Perfect for FWA and utility networks
Scales by increasing backhaul or adding sector capacity
Simple to manage and maintain
A scalable architecture ensures the network grows smoothly without forcing structural redesigns.
6. Capacity Planning: The Five-Year Rule
A core principle of scalability is planning for at least five years of capacity growth. This means going beyond what you need today and anticipating traffic patterns for the near future. For municipalities, that may include upcoming smart city initiatives, new surveillance corridors, or expanded IoT deployments. For utilities, it may include planned automation, AMI rollout, DER integration, or new substations.
Traffic modeling should incorporate expected device counts, bandwidth consumption curves, and redundancy requirements. A good rule of thumb is to design for 3× your current throughput and 10× your current device count. This may seem ambitious, but it often proves conservative. It is far easier and far cheaper to build for growth today than to rebuild a network when it is already overloaded.

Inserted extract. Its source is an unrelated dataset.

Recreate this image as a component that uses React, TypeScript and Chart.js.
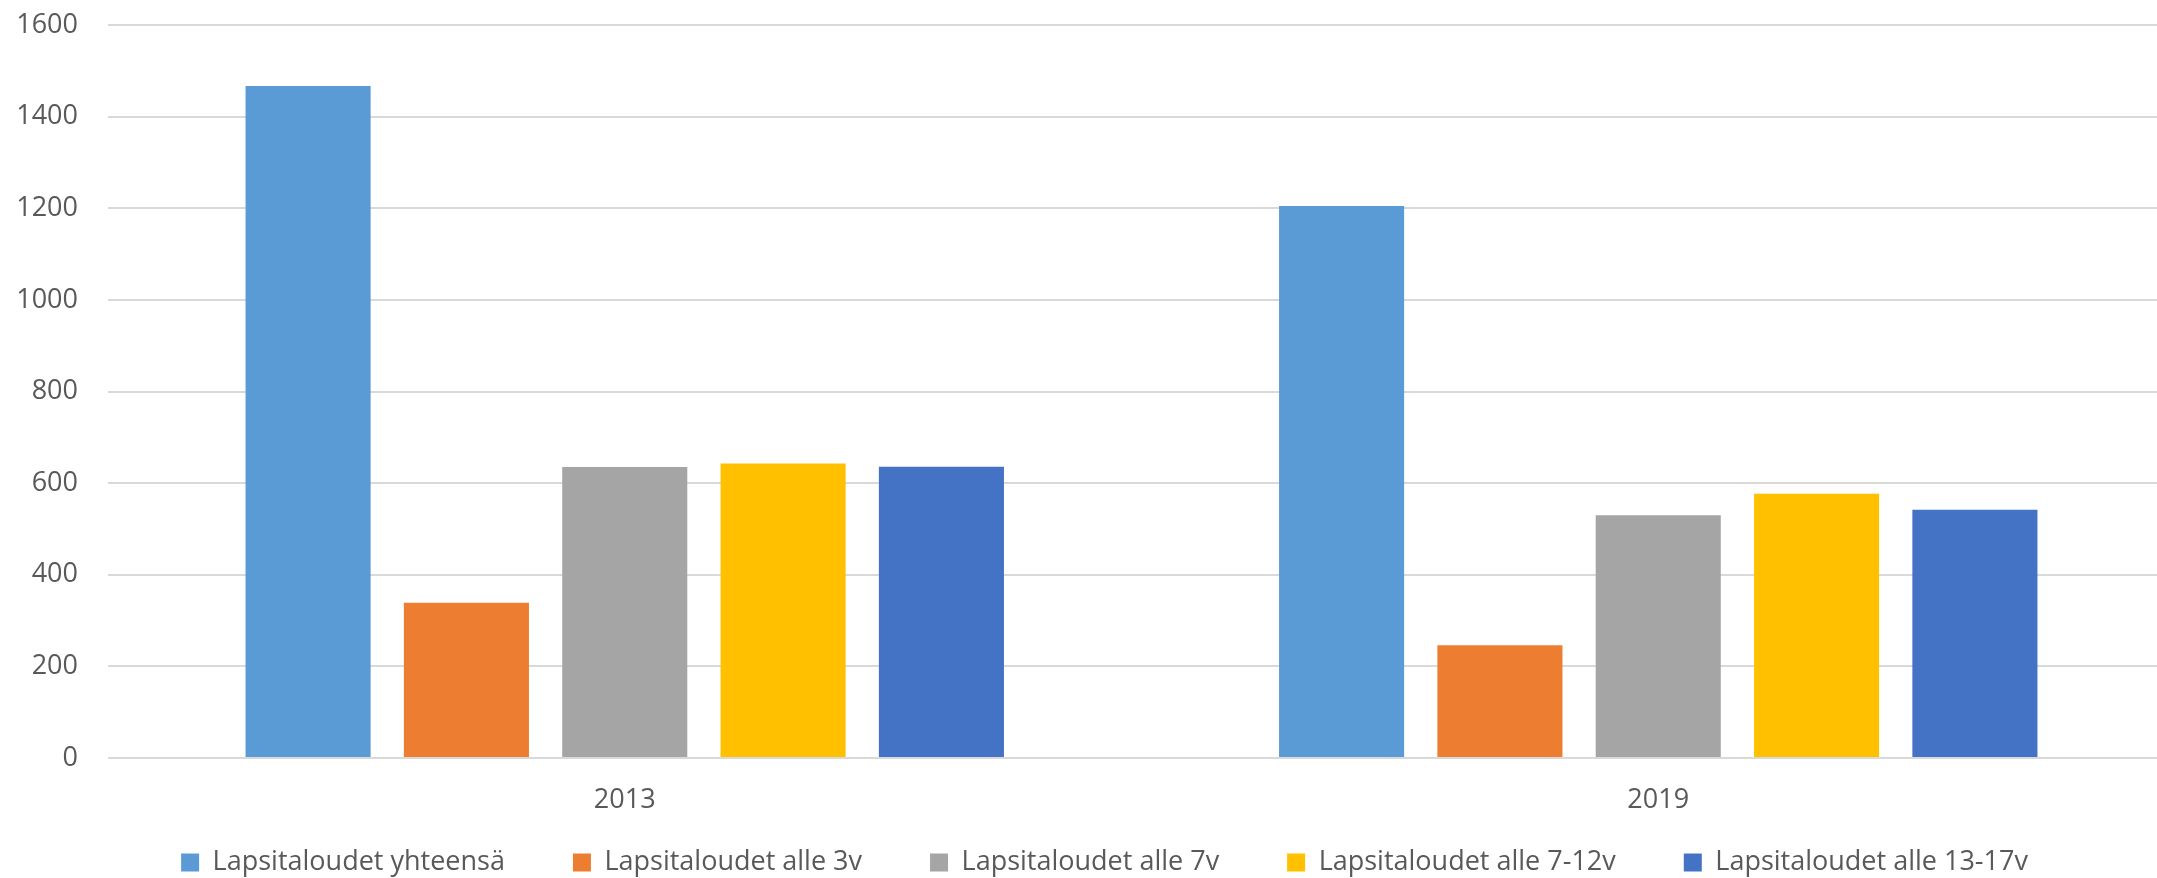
import { useEffect, useRef } from "react";
import { Chart, registerables } from "chart.js";

Chart.register(...registerables);

// Household counts by year
const years = ["2013", "2019"];
const seriesNames = [
  "Lapsitaloudet yhteensä",
  "Lapsitaloudet alle 3v",
  "Lapsitaloudet alle 7v",
  "Lapsitaloudet alle 7-12v",
  "Lapsitaloudet alle 13-17v",
];
const totalHouseholds = [1467, 1205];
const under3 = [339, 246];
const under7 = [635, 530];
const age7to12 = [643, 577];
const age13to17 = [636, 542];
const seriesColors = ["#5B9BD5", "#ED7D31", "#A5A5A5", "#FFC000", "#4472C4"];

const yMin = 0;
const yMax = 1600;
const yStep = 200;

const FONT = "'Open Sans', 'DejaVu Sans', sans-serif";
const FONT_SIZE = 27;
const TEXT_COLOR = "#595959";

// Nudges the bottom legend row into place after the layout pass
const LEGEND_DX = 17;
const LEGEND_DY = -37;
const legendOffset = {
  id: "legendOffset",
  afterLayout(chart: any) {
    const lg = chart.legend;
    if (!lg) return;
    lg.left += LEGEND_DX;
    lg.right += LEGEND_DX;
    lg.top += LEGEND_DY;
    lg.bottom += LEGEND_DY;
  },
};

export default function App() {
  const canvasRef = useRef<HTMLCanvasElement | null>(null);

  useEffect(() => {
    if (!canvasRef.current) return;
    const seriesValues = [totalHouseholds, under3, under7, age7to12, age13to17];
    const chart = new Chart(canvasRef.current, {
      type: "bar",
      data: {
        labels: years,
        datasets: seriesNames.map((name, i) => ({
          label: name,
          data: seriesValues[i],
          backgroundColor: seriesColors[i],
          borderWidth: 0,
          barPercentage: 0.79,
          categoryPercentage: 0.766,
        })),
      },
      options: {
        animation: false,
        responsive: false,
        layout: { padding: { left: 0, top: 25, right: 0, bottom: -45 } },
        plugins: {
          tooltip: { enabled: false },
          legend: {
            position: "bottom",
            labels: {
              boxWidth: 18,
              boxHeight: 18,
              padding: 68,
              color: TEXT_COLOR,
              font: { family: FONT, size: FONT_SIZE },
            },
          },
        },
        scales: {
          x: {
            grid: { display: false, drawTicks: false },
            border: { display: false },
            ticks: {
              color: TEXT_COLOR,
              font: { family: FONT, size: FONT_SIZE },
              padding: 26,
            },
            afterFit: (scale: any) => {
              scale.height = 60;
            },
          },
          y: {
            min: yMin,
            max: yMax,
            ticks: {
              stepSize: yStep,
              color: TEXT_COLOR,
              font: { family: FONT, size: FONT_SIZE },
              padding: 30,
              callback: (value: any) => String(value),
            },
            grid: { color: "#D9D9D9", lineWidth: 2, drawTicks: false },
            border: { display: false },
            afterFit: (scale: any) => {
              scale.width = 108;
              scale.paddingTop = 0;
              scale.paddingBottom = 0;
            },
          },
        },
      },
      plugins: [legendOffset],
    });
    return () => chart.destroy();
  }, []);

  return (
    <div
      style={{
        position: "fixed",
        left: 0,
        top: 0,
        width: 2157,
        height: 878,
        overflow: "hidden",
        background: "#ffffff",
      }}
    >
      <canvas ref={canvasRef} width={2175} height={878} style={{ display: "block" }} />
    </div>
  );
}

Traffic Modeling Includes:
Expected smart city expansion
IoT growth (often exponential)
Subscriber and device growth curves
AI video and analytics bandwidth impacts
Utility modernization roadmaps
Future-Proof Targets:
3× current throughput
10× current device count
Adequate room for new wireless bands or technologies
Future-proofing is not about guessing the future — it’s about acknowledging that change is guaranteed and giving yourself room to adapt.
7. Monitoring and Automation for Long-Term Performance
As networks grow, manual oversight becomes impractical. That’s why modern outdoor broadband wireless systems rely heavily on automation, predictive analytics, and centralized management. Real-time monitoring platforms allow operators to see emerging bottlenecks before they impact performance. Automated modulation adjustments, dynamic channel allocation, and cloud-based configuration management ensure the network adapts instantly to environmental or interference conditions.

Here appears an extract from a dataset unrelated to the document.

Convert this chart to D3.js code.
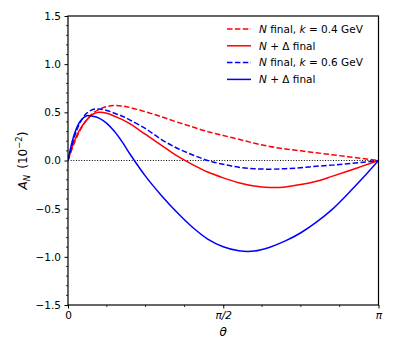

Key Elements of Scalable Network Operations:
Real-time telemetry and analytics
Automated modulation and channel optimization
Predictive maintenance (pre-fail alerts)
Cloud-based device management
Centralized control for firmware, configs, and alerts
Automated rerouting in ring or mesh topologies
Automation is not a luxury — it is the operational backbone of any scalable system. When hundreds of radios, nodes, sensors, and devices are part of the network, automated optimization becomes the only way to maintain peak performance without continually expanding your operations team.
8. Real-World Example – A City Plans for 10+ Years of Growth
A Southwestern municipality forecast major growth in video surveillance, IoT adoption, and public service connectivity. Instead of building “just enough,” they deployed a fiber + microwave hybrid ring featuring 10 Gbps radios, large enclosures, oversized DC power systems, and a modular topology.
Five years later, they’ve tripled their camera footprint, added CBRS for mobile assets, expanded IoT sensors citywide, and connected new facilities — without replacing a single core element of their network. Their upfront foresight saved millions and avoided operational chaos.
9. Key Lessons for CIOs and Broadband Operators
Future-proofing is about designing flexibility, not predicting exact technologies. By selecting multi-gigabit wireless, adopting hybrid architectures, engineering modularity, and prioritizing automation, organizations create a network that adapts as fast as their operational demands shift. The organizations that invest in scalability today will be the ones that deliver reliable, high-performance connectivity for years to come.
A future-proof network requires:
Hybrid fiber + wireless architecture
Multi-gigabit-capable radios
Modular tower, power, and enclosure design
Scalable topologies (ring, mesh, hub-spoke)
Advanced monitoring and automation
Rigorous 5-year capacity planning

The organizations who embrace these principles today will be positioned to deliver reliable connectivity for a decade or more — without disruptive rebuilds.